The Intelligence of Dogs

Stanley Coren, Author Free Press $22.95 (271p) ISBN 978-0-02-906683-6
This carefully reasoned, historically minded volume examines human thinking about dogs as much as it speculates about the cognitive abilities of dogs themselves. Coren, a psychologist, dog trainer and lifelong dog devote, makes no bones about his respect for canine intelligence, and he shores up his discussion with examples, with thoughtfully analyzed surveys of veterinarians, dog obedience judges and other experts, and with research findings from ethologists and animal behaviorists. He identifies various aspects of canine intelligence, noting, for example, that a dog with a pronounced aptitude for problem-solving (e.g., a poodle or Doberman pinscher) cannot perform mundane tasks like herding or hunting nearly as well as supposedly less intelligent dogs (sheepdogs or terriers) that have been bred for these skills.
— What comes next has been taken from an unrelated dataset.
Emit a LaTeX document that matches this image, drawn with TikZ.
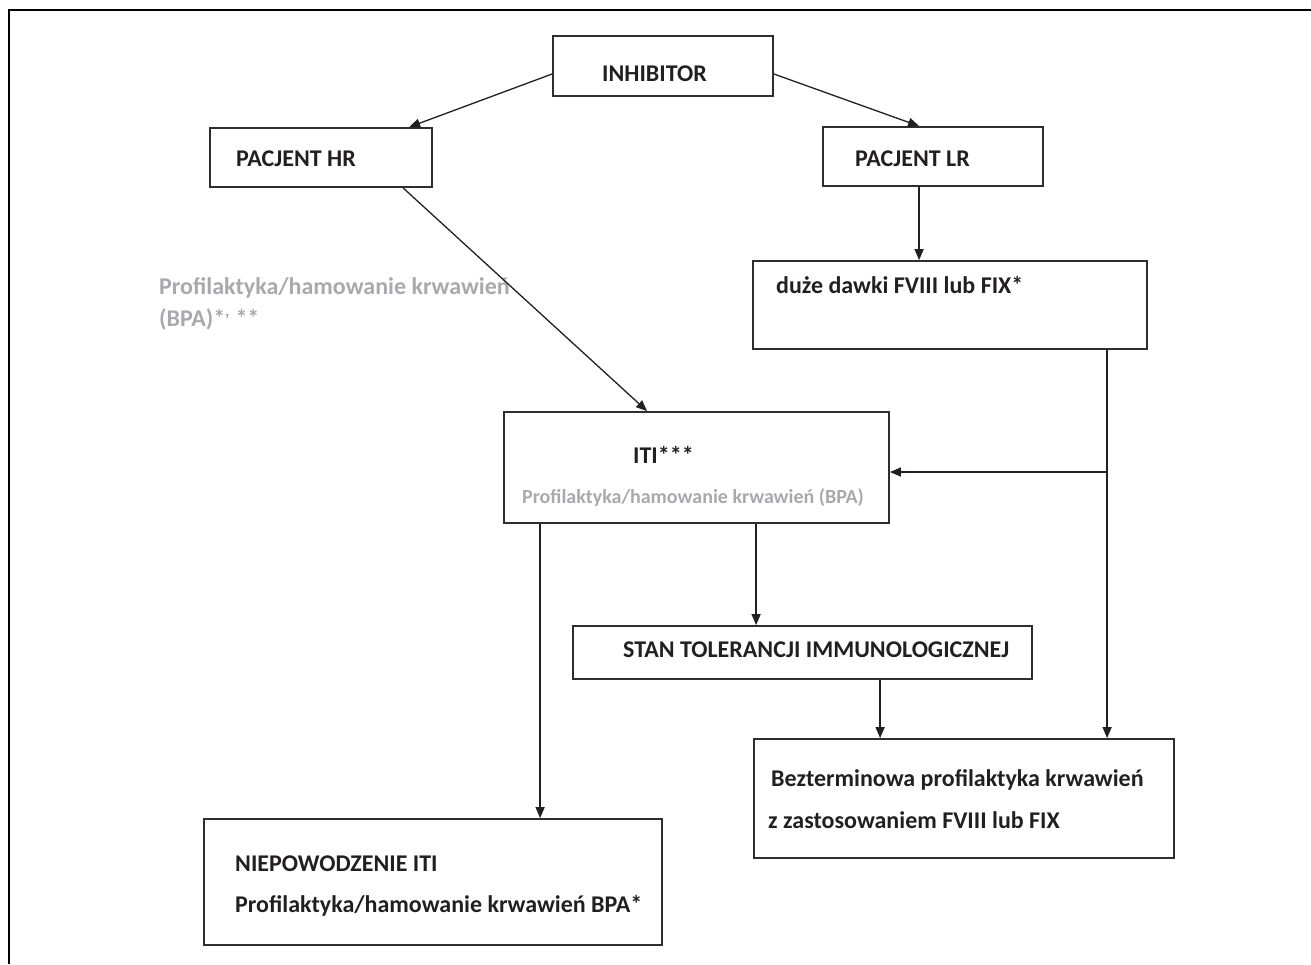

He then assesses different breeds with regard to their intellectual strengths and weaknesses, taking pains to demonstrate that sensitive, consistent handling can enormously enhance the skills of a ``not-so-smart dog'' and that inept handling can be ruinous to a canine Einstein. Tests allow readers to calculate the IQs of their own dogs; determined owners can implement sensible suggestions designed to strengthen their pet's brainpower. (Apr.)